From Chuck Jaffee. “It has been so long since Americans last suffered through a bear market that they can’t remember how it felt to go through such financial pain, and they’re uncertain how that downturn — the financial crisis of 2007-08 — actually affected their finances. And yet, a large group of those investors are still letting that downturn affect their financial lives and futures.”
“That is the stunning dichotomy of a recent survey from the Hartford Funds, which found that many Americans don’t believe the financial crisis had any impact on their life, and yet — a decade after the last big recession — they still don’t trust the stock market.”
“For the 40 percent of respondents in the Hartford Funds study who said the crisis had no impact in their life — and for everyone else who may not remember the depths of despair they likely were feeling — here’s a refresher: The Dow Jones industrial average peaked in October 2007 north of 14,000, before entering a bear market that saw it decline all the way to 6,600 by March of 2009.”
“Along the way, the housing bubble — fueled by subprime and predatory lending practices — burst; major financial players like Lehman Brothers were wiped out. Right now, according to the Hartford Funds study, it seems like people are disconnected from their senses, and maybe from reality.”
The Gainesville Times in Georgia. “Today, as Hall County seems to be thriving, with housing and retail growth springing up in all corners, ‘there were hard lessons learned … that a lot of small business owners still remember very vividly,’ said Tim Evans, vice president of economic development for the Greater Hall Chamber of Commerce. ‘One of the things we learned was how important it is to have a very diversified economy. Where we probably caught a bad cold, some other communities had severe flu.’”
“Not that a bad cold was an easy pass. ‘It was a tough few years, for sure,’ said Brian Daniel of Carroll Daniel Construction.
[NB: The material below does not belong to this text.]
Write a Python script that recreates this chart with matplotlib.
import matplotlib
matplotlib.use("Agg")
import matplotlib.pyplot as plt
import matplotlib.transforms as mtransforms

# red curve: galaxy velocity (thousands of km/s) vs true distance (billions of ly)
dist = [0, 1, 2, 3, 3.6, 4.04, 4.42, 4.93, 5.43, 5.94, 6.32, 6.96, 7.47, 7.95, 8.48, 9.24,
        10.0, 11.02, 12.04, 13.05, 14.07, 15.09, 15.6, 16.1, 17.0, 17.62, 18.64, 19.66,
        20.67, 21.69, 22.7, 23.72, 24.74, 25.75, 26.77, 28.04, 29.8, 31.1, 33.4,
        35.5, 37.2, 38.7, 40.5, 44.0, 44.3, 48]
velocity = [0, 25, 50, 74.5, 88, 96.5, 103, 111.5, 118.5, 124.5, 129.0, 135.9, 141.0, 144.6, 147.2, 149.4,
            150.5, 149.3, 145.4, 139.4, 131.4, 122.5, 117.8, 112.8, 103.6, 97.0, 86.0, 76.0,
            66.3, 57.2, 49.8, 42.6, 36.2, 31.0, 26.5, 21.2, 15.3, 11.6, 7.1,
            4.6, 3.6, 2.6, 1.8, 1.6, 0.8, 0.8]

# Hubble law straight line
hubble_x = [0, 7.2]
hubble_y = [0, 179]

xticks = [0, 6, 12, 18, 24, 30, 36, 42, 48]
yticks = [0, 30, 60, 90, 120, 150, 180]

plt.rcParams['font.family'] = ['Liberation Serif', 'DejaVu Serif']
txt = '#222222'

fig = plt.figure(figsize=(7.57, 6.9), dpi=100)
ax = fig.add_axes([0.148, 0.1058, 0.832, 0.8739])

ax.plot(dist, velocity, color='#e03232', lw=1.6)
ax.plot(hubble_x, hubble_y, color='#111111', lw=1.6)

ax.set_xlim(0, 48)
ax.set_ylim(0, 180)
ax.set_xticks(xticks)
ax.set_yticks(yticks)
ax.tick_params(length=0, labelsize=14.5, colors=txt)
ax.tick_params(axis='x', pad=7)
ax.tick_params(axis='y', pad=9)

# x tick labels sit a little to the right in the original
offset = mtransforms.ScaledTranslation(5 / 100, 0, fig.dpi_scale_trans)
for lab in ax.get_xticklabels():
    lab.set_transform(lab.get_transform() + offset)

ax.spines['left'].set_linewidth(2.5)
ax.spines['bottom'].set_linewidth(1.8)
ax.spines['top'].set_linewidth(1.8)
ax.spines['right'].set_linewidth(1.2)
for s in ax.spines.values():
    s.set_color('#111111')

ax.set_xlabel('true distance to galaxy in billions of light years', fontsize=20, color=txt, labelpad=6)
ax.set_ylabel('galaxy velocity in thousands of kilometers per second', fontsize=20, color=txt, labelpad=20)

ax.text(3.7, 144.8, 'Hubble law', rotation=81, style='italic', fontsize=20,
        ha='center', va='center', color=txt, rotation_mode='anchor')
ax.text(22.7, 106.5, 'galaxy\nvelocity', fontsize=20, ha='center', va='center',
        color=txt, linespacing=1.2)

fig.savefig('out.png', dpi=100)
His firm deals in commercial construction, a sector that typically lags behind residential building in terms of economic trends. ‘2008, at the time, was the best year we had ever had,’ Daniel recalled. ‘We’d go home every night and turn on the TV and know that (the recession) was coming.’”
“He remembers during that time that ‘people would say we would all be better off because of this (downturn). It got to the point I didn’t want to hear that … from one more person.’”
“Frank Norton Jr. of The Norton Agency said a longtime consultant told him in March 2007 that the recession on its way. ‘He was seeing some pretty ugly signs in California,’ he said. ‘Before it got here, we had downsized in the spring and summer of 2007 and (otherwise) battened down the hatches.’”
From Toronto Life in Canada. “Sale of the Week: The $5-million Forest Hill home that proves mansions aren’t selling for quite as much as they used to: Address: 8 Silverwood Avenue. Neighbourhood: Forest Hill. Previously sold for: $3,200,000, in 2011. The house spent a month on the market before finally attracting a lone offer, dramatically below the house’s list price. The sellers initially balked, but a week later they accepted $500,000 under asking. Their agent says it took time for them to adjust their expectations after the housing market’s downturn earlier this year.”
From Domain News in Australia. “While temperatures soared outside, the signs of Sydney’s cooling property market were evident for all to see at the auction of a Maroubra apartment on Saturday. It had all the makings of a hot Sydney auction: a prime beachfront setting, gorgeous views and apartment hunters keen to buy before Christmas. But that wasn’t enough to secure a new owner for the ground floor, two-bedroom apartment at 1/458 Maroubra Road.”
“Auctioneer Glenn Farah, of N G Farah, was greeted with silence when he called for an opening bid for the apartment, which records show last sold for $600,000 in 2002. ‘Let’s start it low and watch it go,’ he said, after a bidder eventually piped up with a $1 million offer. And go the bidding did, jumping up in $50,000 increments as three bidders — an investor and two owner-occupiers — battled for the keys.”
“But after hitting $1.2 million the bidding slowed. By $1.28 million, it had come to a halt and the property passed in more than $100,000 short of the reserve. It wasn’t a surprise to selling agent Martin Farah, also of N G Farah, given the current market. ‘The market has definitely been hit by a cooling effect,’ he said. ‘There’s also a lot of property for sale, buyers have a lot of choice, and the market is finding its own level between [the price expectations of] vendors and buyers.’”
“Listing numbers over spring and summer are up 20 per cent compared to the same period last year, and clearance rates have taken a hit. Last weekend, Sydney’s preliminary auction clearance rate dropped to a two-year low of 58.2 per cent. More than 100 vendors also got cold feet, meaning 13 per cent of auctions scheduled for December 9 were withdrawn.”